Task statement
Pick out each line of the records that includes the string "this", and copy it.

Working data
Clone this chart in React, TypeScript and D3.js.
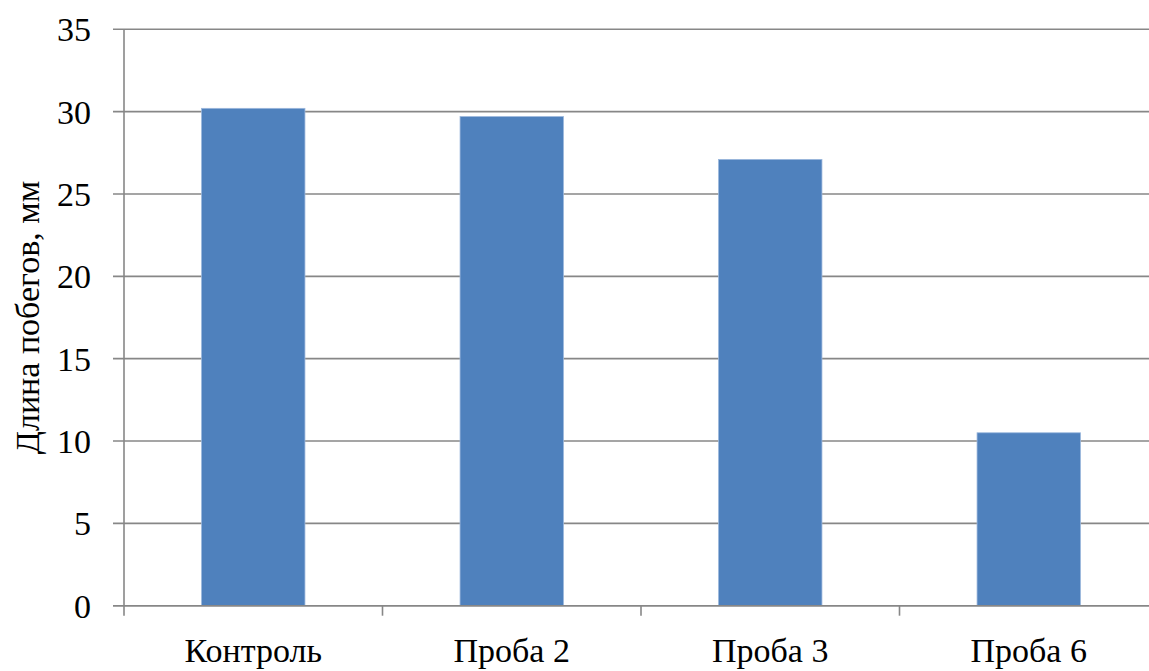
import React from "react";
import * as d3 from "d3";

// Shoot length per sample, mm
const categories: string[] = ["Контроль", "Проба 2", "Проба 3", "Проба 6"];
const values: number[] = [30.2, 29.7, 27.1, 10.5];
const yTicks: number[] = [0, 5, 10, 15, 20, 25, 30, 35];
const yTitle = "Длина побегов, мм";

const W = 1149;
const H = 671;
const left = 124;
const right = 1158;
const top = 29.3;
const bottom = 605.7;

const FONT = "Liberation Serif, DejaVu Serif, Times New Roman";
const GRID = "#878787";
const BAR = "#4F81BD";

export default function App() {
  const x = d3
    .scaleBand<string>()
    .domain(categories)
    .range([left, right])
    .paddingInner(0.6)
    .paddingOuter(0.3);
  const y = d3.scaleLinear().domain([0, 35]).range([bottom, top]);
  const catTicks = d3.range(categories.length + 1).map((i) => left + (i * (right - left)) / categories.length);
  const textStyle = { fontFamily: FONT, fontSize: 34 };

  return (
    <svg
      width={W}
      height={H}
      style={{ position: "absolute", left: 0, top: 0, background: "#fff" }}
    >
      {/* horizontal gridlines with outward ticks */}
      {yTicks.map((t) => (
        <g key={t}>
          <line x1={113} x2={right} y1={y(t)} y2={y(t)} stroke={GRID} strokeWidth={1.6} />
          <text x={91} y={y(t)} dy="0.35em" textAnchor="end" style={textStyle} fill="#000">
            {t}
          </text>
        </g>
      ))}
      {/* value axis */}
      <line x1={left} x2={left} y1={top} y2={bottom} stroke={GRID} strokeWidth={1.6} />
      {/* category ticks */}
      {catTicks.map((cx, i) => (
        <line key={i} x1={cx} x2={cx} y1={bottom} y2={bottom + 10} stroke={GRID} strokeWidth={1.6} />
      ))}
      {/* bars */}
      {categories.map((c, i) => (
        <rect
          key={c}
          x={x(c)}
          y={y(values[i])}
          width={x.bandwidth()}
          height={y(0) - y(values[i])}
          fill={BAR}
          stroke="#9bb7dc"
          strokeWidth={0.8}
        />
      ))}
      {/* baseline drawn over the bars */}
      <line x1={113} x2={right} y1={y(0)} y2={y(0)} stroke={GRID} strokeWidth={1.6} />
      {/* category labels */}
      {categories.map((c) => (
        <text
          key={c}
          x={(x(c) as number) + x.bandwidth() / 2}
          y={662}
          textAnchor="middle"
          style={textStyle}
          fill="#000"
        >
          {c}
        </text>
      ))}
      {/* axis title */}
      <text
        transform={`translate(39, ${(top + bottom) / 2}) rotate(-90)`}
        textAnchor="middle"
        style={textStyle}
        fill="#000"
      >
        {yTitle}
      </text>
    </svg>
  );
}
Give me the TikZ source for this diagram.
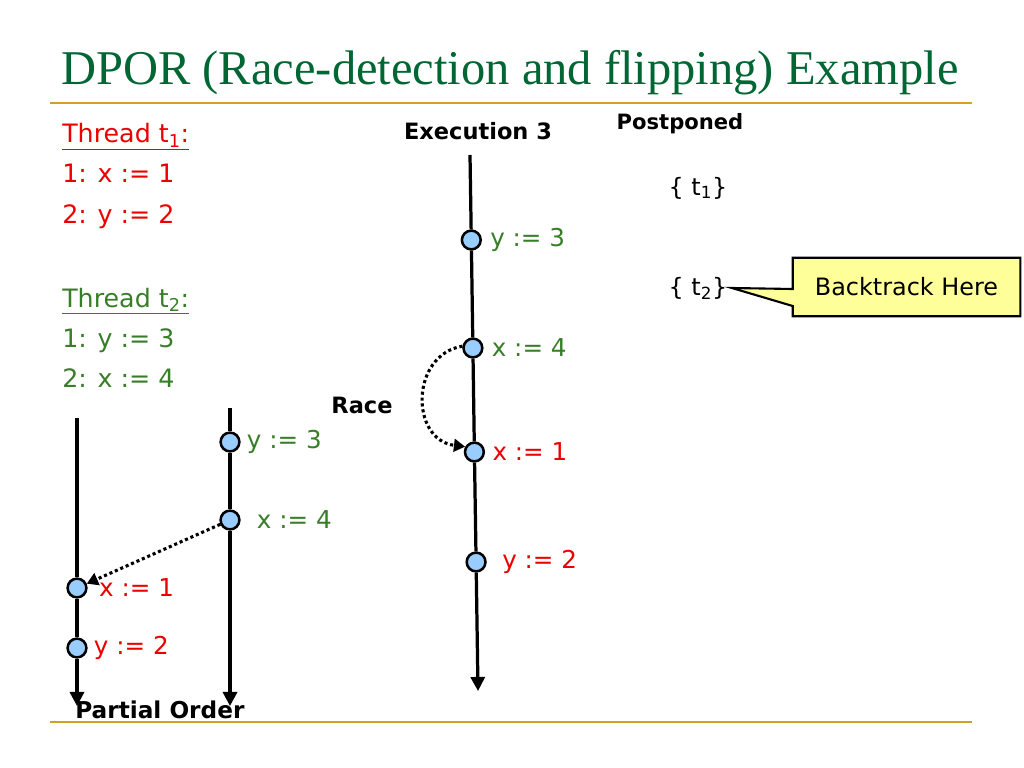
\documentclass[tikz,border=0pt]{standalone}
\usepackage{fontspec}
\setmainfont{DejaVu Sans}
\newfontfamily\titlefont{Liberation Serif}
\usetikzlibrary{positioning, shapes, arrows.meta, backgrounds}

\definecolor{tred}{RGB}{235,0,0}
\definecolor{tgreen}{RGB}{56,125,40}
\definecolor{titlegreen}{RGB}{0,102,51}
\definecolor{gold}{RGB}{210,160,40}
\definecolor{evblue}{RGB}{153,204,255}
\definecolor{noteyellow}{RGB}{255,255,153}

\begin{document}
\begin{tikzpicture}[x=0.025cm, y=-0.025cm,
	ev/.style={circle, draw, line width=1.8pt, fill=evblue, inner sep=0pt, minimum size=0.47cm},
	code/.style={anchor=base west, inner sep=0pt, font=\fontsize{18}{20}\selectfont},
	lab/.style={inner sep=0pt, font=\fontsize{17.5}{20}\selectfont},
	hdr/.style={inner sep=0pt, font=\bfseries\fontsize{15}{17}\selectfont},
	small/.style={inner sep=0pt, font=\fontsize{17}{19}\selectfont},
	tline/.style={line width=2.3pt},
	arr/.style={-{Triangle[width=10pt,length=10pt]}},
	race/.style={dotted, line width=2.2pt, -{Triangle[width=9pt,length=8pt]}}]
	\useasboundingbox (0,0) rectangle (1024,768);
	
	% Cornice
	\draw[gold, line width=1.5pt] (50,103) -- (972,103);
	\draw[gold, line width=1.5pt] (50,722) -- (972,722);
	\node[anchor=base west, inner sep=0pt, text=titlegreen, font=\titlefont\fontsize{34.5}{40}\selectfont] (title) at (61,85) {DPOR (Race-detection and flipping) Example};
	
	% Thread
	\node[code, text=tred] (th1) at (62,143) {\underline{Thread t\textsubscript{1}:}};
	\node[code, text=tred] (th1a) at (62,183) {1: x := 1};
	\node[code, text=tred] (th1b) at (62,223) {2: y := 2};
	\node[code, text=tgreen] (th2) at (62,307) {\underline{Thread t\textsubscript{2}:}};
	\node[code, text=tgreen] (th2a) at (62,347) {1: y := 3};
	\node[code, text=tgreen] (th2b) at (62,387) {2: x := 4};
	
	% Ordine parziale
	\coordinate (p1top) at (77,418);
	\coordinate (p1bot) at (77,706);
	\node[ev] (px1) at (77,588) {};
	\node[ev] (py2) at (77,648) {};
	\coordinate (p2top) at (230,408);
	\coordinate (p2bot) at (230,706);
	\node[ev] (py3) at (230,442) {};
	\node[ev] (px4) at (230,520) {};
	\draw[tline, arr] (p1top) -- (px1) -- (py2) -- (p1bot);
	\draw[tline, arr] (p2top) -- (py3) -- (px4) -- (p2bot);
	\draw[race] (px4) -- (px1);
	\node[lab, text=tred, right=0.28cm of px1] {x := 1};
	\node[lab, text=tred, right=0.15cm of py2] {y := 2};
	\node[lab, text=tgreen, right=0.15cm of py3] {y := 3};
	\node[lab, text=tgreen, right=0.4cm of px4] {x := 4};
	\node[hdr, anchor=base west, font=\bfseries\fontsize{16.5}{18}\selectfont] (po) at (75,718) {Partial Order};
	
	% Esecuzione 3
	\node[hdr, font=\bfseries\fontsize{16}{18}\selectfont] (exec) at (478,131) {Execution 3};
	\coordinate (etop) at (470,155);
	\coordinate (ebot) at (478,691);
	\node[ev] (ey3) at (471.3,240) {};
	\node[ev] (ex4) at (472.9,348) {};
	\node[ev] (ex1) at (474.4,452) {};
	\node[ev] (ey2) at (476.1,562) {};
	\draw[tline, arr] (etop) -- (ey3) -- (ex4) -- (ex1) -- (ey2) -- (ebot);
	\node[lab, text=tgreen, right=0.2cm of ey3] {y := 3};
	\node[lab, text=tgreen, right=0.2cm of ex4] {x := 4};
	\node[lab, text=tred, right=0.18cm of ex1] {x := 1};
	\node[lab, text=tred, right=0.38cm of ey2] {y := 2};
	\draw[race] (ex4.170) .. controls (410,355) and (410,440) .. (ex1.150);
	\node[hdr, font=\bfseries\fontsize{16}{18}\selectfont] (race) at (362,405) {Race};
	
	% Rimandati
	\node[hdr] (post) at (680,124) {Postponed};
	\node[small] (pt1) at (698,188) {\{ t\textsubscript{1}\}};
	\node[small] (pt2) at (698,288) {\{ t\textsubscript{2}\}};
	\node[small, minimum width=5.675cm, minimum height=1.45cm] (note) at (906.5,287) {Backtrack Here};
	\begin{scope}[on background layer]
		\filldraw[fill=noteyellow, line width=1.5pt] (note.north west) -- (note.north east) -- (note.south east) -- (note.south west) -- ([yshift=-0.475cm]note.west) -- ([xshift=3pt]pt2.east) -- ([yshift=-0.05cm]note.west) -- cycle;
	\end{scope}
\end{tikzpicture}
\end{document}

Output
Clone this chart in React, TypeScript and D3.js.
Give me the TikZ source for this diagram.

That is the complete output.